La Vision Technocapitaliste du Monde est en effet une vision qui dé-subjectivise fondamentalement les êtres et choses du monde en ne prenant en compte que leur seul aspect utilitaire. Un exemple. « Un arbre ». La Vision Technocapitaliste du Monde ne le perçoit pas comme un « coin d’ombre » susceptible de vous protéger du soleil, mais uniquement comme recel ou potentiel d’ « objets » ou de « marchandises ». Autre exemple. Vous avez perdu un être aimé. Vous êtes triste. Or, au regard de cette Vision, à l’essence froide, il n’y a ni « être aimé » ni « tristesse ». Elle estime même que les « valeurs » subjectives ou sentimentales que vous accordez au corps du défunt (« amour perdu », « souvenirs »…) constituent des défroques qui vous aveuglent !… Ouvrez donc les yeux ! vous intime-elle, en considérant que cet être ou plutôt ce « cadavre » – dont la disparition vous déchire tant – n’est rien d’autre qu’une « matière première », soit « encombrante » et « polluante », soit « riche » en « organes » ou « substrats » recyclables et exploitables !… Vous sursautez et vous indignez d’une telle intimation ?… Attention : votre réaction ou position subjective sera immédiatement traitée par les « technocapitalistophiles » – incarnés, par exemple, par vos voisins de palier – d’obscurantiste ou plutôt de « technocapitalistophobe » !… Et n’invoquez surtout pas le caractère « sacré » de la dépouille pour vous défendre : même fervent athée, ils vous confineront au statut d’ « intégriste religieux » !… Vous n’avez donc décidément pas d’autre choix que celui-ci : dire amen aux progrès du technocapitalisme !…
Comment expliquer une telle neutralisation ou désarmement d’une position subjective, somme toute, humaine et sensée ?
C’est que la Vision Technocapitaliste du Monde ne s’impose pas à nous comme une force extérieure contre laquelle on pourrait élever des barrières « éthiques » ou « morales ». Portée, pour reprendre Michel Foucault, par des « dispositifs de pouvoir » (parents, société, école, médias, politiques…), cette Vision s’est diffusée, incrustée dans la langue même que nous adoptons et le corps même que nous portons.
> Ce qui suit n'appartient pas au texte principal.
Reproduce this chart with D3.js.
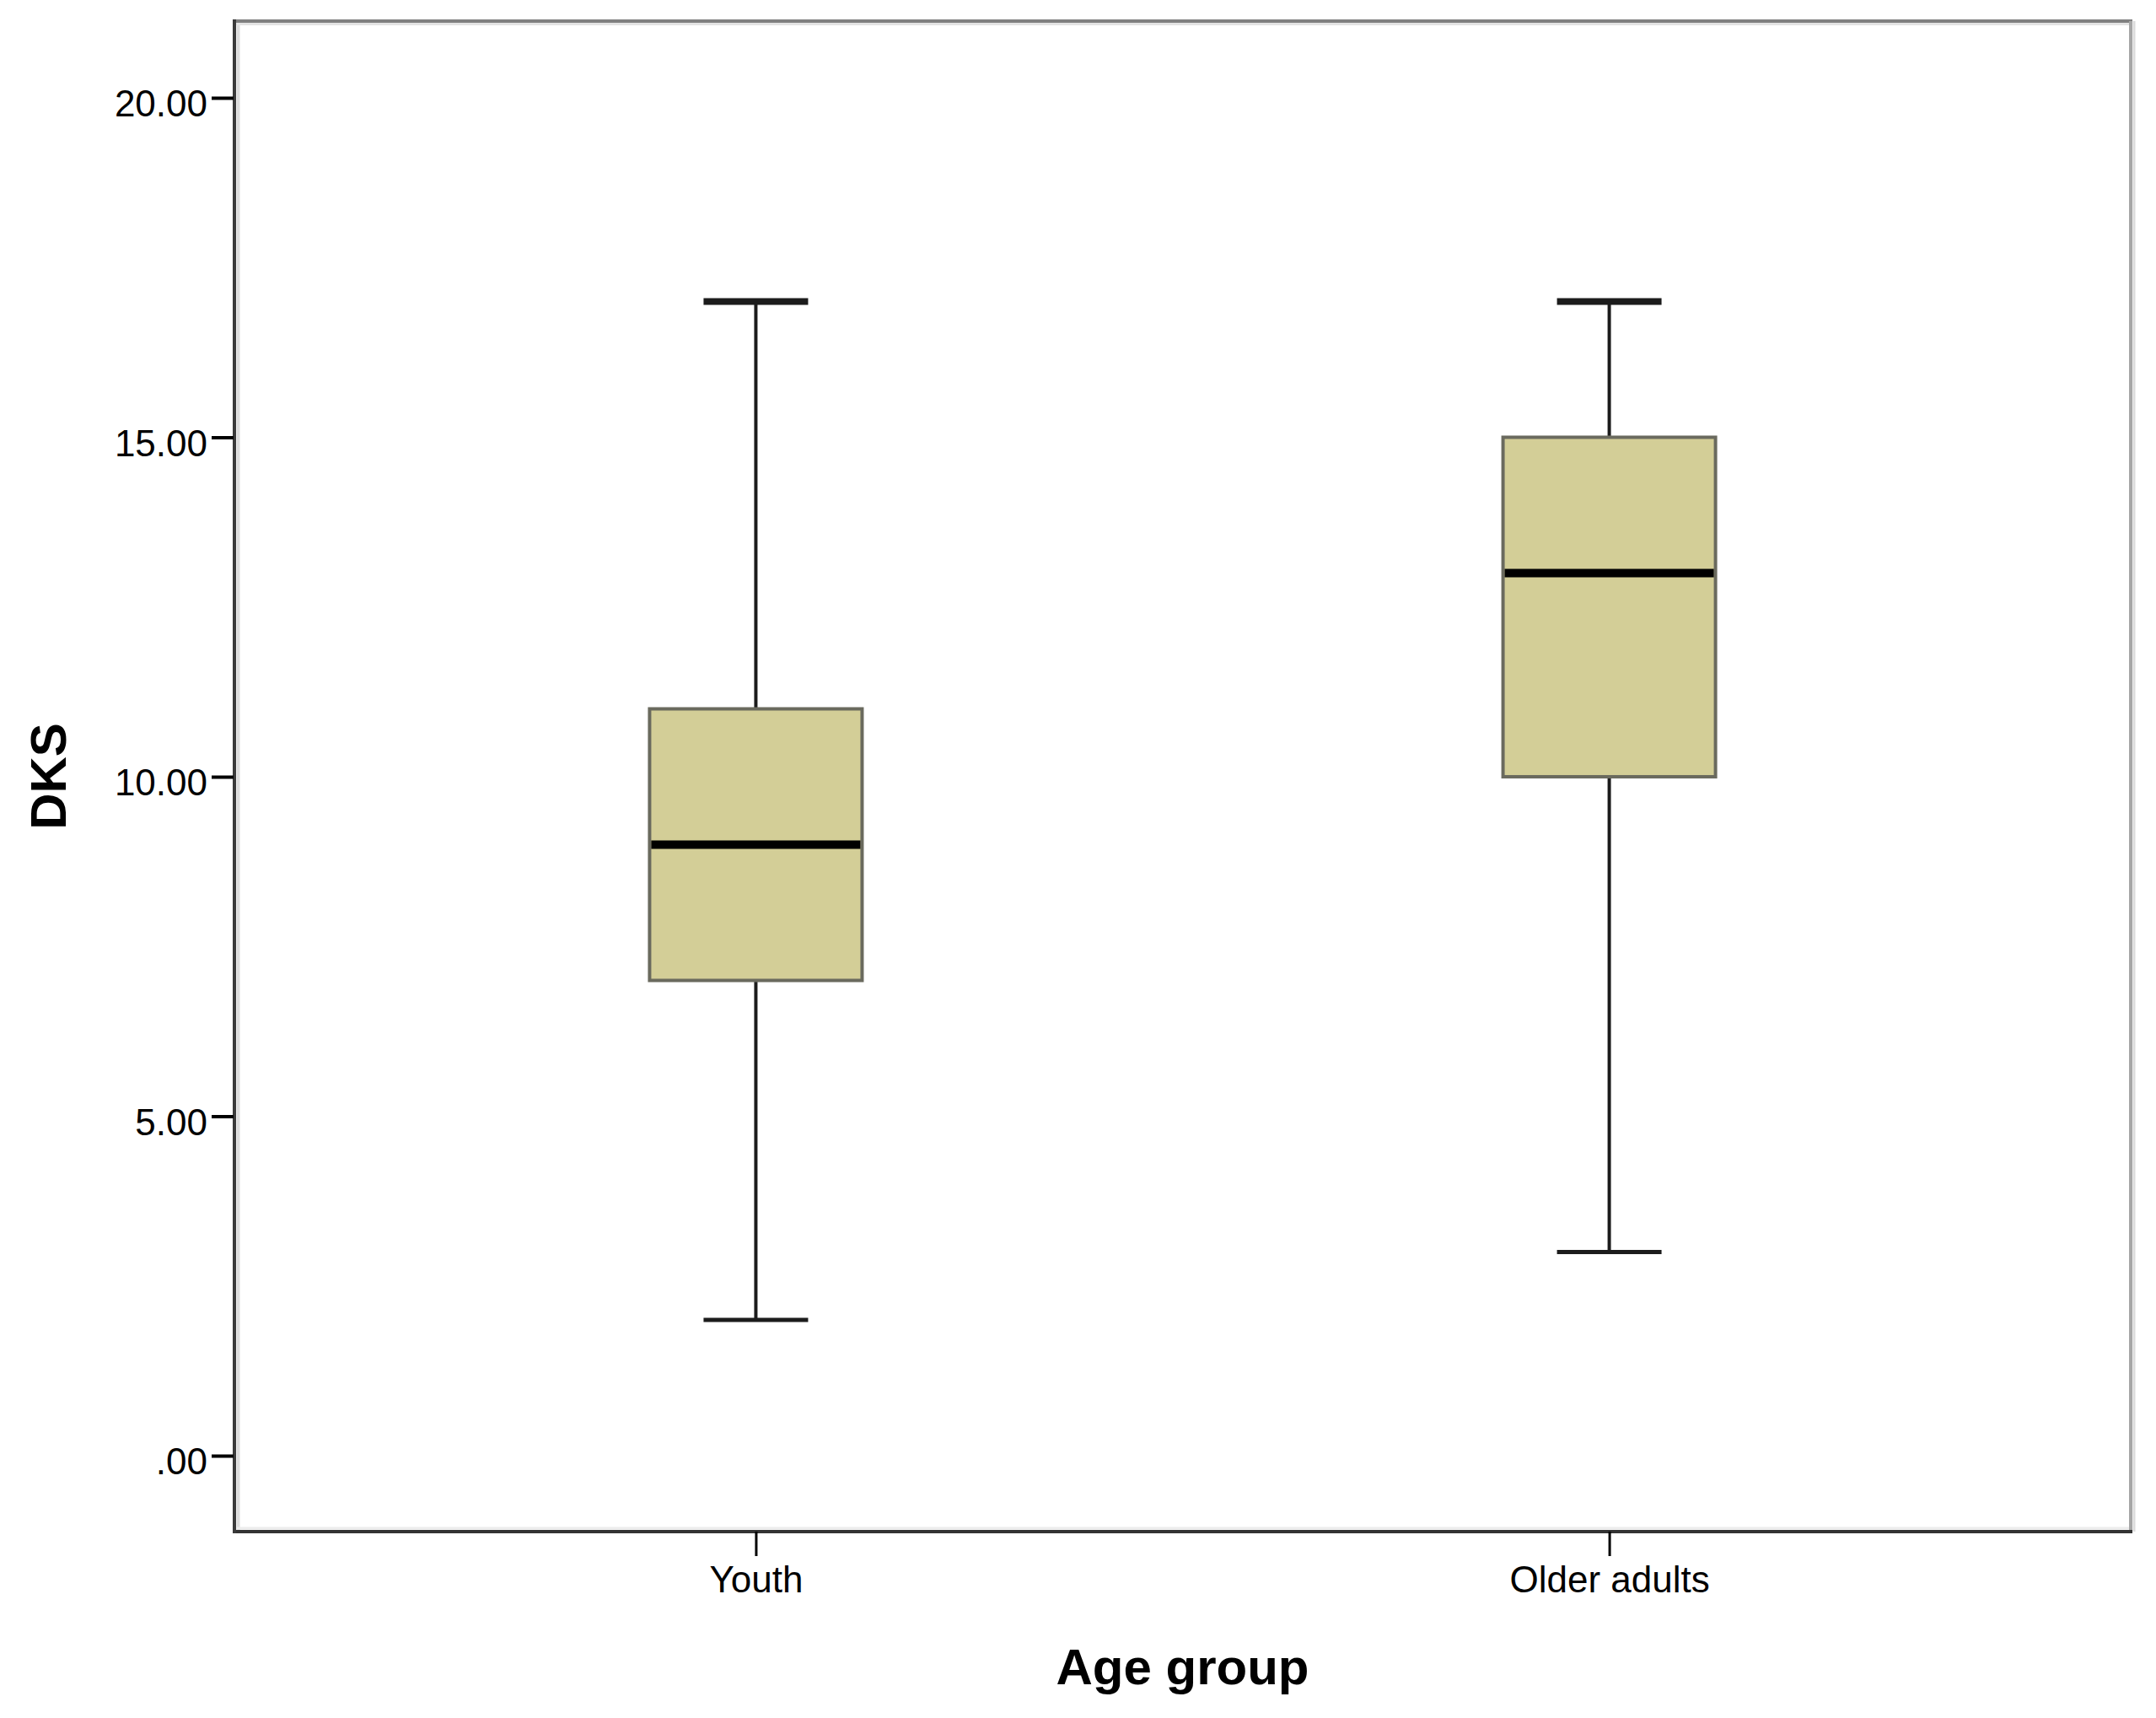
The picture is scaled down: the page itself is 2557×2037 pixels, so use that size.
<!DOCTYPE html>
<html>
<head>
<meta charset="utf-8">
<script src="https://cdn.jsdelivr.net/npm/d3@7"></script>
<style>
  html, body { margin: 0; padding: 0; background: #fff; }
  svg { display: block; }
</style>
</head>
<body>
<svg id="chart" width="2557" height="2037"></svg>
<script>
// ---- data ----
const categories = ["Youth", "Older adults"];
const whiskerLow = [2, 3];
const q1 = [7, 10];
const median = [9, 13];
const q3 = [11, 15];
const whiskerHigh = [17, 17];
const yTicks = [0, 5, 10, 15, 20];
const xTitle = "Age group";
const yTitle = "DKS";

(function () {
// ---- layout ----
const W = 2557, H = 2037;
const pLeft = 278, pRight = 2527, pTop = 25, pBottom = 1816;
const FONT = "Arial, 'Liberation Sans', Helvetica, sans-serif";

const svg = d3.select("#chart");
svg.append("rect").attr("width", W).attr("height", H).attr("fill", "#fff");

const y = d3.scaleLinear().domain([-1.118, 21.13]).range([pBottom, pTop]);
const x = d3.scalePoint().domain(categories).range([pLeft, pRight]).padding(0.611);
const step = x.step();
const boxW = step * 0.249;
const capW = 124;

const data = categories.map((c, i) => ({
  c, lo: whiskerLow[i], q1: q1[i], med: median[i], q3: q3[i], hi: whiskerHigh[i]
}));

// frame (SPSS-style)
const frame = svg.append("g");
frame.append("line").attr("x1", 282.5).attr("x2", 282.5).attr("y1", pTop).attr("y2", pBottom)
  .attr("stroke", "#dcdcdc").attr("stroke-width", 4);
frame.append("line").attr("x1", pLeft).attr("x2", pRight).attr("y1", 28.5).attr("y2", 28.5)
  .attr("stroke", "#e3e3e3").attr("stroke-width", 3);
frame.append("line").attr("x1", pLeft).attr("x2", pRight).attr("y1", pBottom - 4).attr("y2", pBottom - 4)
  .attr("stroke", "#ececec").attr("stroke-width", 3);
frame.append("line").attr("x1", pLeft).attr("x2", pRight + 2).attr("y1", pTop).attr("y2", pTop)
  .attr("stroke", "#808080").attr("stroke-width", 4);
frame.append("line").attr("x1", pRight + 4).attr("x2", pRight + 4).attr("y1", pTop).attr("y2", pBottom)
  .attr("stroke", "#dcdcdc").attr("stroke-width", 3);
frame.append("line").attr("x1", pRight).attr("x2", pRight).attr("y1", pTop).attr("y2", pBottom)
  .attr("stroke", "#a6a6a6").attr("stroke-width", 4);
frame.append("line").attr("x1", pLeft).attr("x2", pRight + 2).attr("y1", pBottom).attr("y2", pBottom)
  .attr("stroke", "#333").attr("stroke-width", 4);
frame.append("line").attr("x1", pLeft).attr("x2", pLeft).attr("y1", pTop - 2).attr("y2", pBottom + 2)
  .attr("stroke", "#3a3a3a").attr("stroke-width", 4);

// y axis
const fmt = v => d3.format(".2f")(v).replace(/^0\./, ".");
const yAxis = svg.append("g").attr("transform", `translate(${pLeft - 1},0)`)
  .call(d3.axisLeft(y).tickValues(yTicks).tickFormat(fmt).tickSize(26).tickPadding(5));
yAxis.select(".domain").remove();
yAxis.selectAll(".tick line").attr("stroke", "#000").attr("stroke-width", 4);
yAxis.selectAll(".tick text").attr("font-family", FONT).attr("font-size", 44)
  .attr("fill", "#000").attr("dy", 22);

// x axis
const xAxis = svg.append("g").attr("transform", `translate(0,${pBottom})`)
  .call(d3.axisBottom(x).tickSize(29).tickPadding(12));
xAxis.select(".domain").remove();
xAxis.selectAll(".tick line").attr("stroke", "#000").attr("stroke-width", 3);
xAxis.selectAll(".tick text").attr("font-family", FONT).attr("font-size", 44).attr("fill", "#000");

// boxes
const g = svg.append("g");
const b = g.selectAll("g.box").data(data).join("g").attr("class", "box");

// whiskers
b.append("line").attr("x1", d => x(d.c)).attr("x2", d => x(d.c))
  .attr("y1", d => y(d.hi)).attr("y2", d => y(d.q3))
  .attr("stroke", "#1c1c1c").attr("stroke-width", 4);
b.append("line").attr("x1", d => x(d.c)).attr("x2", d => x(d.c))
  .attr("y1", d => y(d.q1)).attr("y2", d => y(d.lo))
  .attr("stroke", "#1c1c1c").attr("stroke-width", 4);
// caps
b.append("line").attr("x1", d => x(d.c) - capW / 2).attr("x2", d => x(d.c) + capW / 2)
  .attr("y1", d => y(d.hi)).attr("y2", d => y(d.hi))
  .attr("stroke", "#1c1c1c").attr("stroke-width", 8);
b.append("line").attr("x1", d => x(d.c) - capW / 2).attr("x2", d => x(d.c) + capW / 2)
  .attr("y1", d => y(d.lo)).attr("y2", d => y(d.lo))
  .attr("stroke", "#1c1c1c").attr("stroke-width", 5);
// box
b.append("rect").attr("x", d => x(d.c) - boxW / 2).attr("width", boxW)
  .attr("y", d => y(d.q3)).attr("height", d => y(d.q1) - y(d.q3))
  .attr("fill", "#d3ce97").attr("stroke", "#6a6a5e").attr("stroke-width", 4);
// median
b.append("line").attr("x1", d => x(d.c) - boxW / 2 + 2).attr("x2", d => x(d.c) + boxW / 2 - 2)
  .attr("y1", d => y(d.med)).attr("y2", d => y(d.med))
  .attr("stroke", "#000").attr("stroke-width", 10);

// axis titles
svg.append("text").attr("x", (pLeft + pRight) / 2).attr("y", 1997)
  .attr("text-anchor", "middle").attr("font-family", FONT).attr("font-weight", "bold")
  .attr("font-size", 60).attr("fill", "#000").text(xTitle);
svg.append("text").attr("transform", `translate(78,${(pTop + pBottom) / 2}) rotate(-90)`)
  .attr("text-anchor", "middle").attr("font-family", FONT).attr("font-weight", "bold")
  .attr("font-size", 60).attr("fill", "#000").text(yTitle);
})();
</script>
</body>
</html>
Nous L’avons, en d’autres mots, intériorisée. Cette Vision du Monde est donc, aujourd’hui, parlée et défendue par n’importe quel quidam. (D’où, probablement, la réprobation ou animosité générale que ce présent texte récoltera !… Mais soyons optimistes !…)
Concluons. Vivant ou mort, l’Humain est donc, aujourd’hui, ratatiné au statut d’un simple « capital » – « capital humain », dit-on – : vivant, il produit des plus-values (par le travail) et dépense de l’argent (par la consommation); mort, il distribue ses organes et se réduira donc bientôt en engrais bio. Sa « substance » ne cesse donc pas d’être continuellement aspirée par ce Vampire – qui intranquilise sans cesse les vivants comme les morts – : la Vision Technocapitaliste du Monde.
Halloween, c’est décidément la vie de tous les jours !… A ce détail près : la vie de tous les jours s’avance sans masque !…
David VANHOOLANDT
Mohamed BEN MERIEME
Philosophes (Bruxelles)
[1]. L’avenir.net du 15/01/18.
[2]. Propos tenus par un des sondés ayant dit « oui » à l’humusation (Ludovic, 37 ans).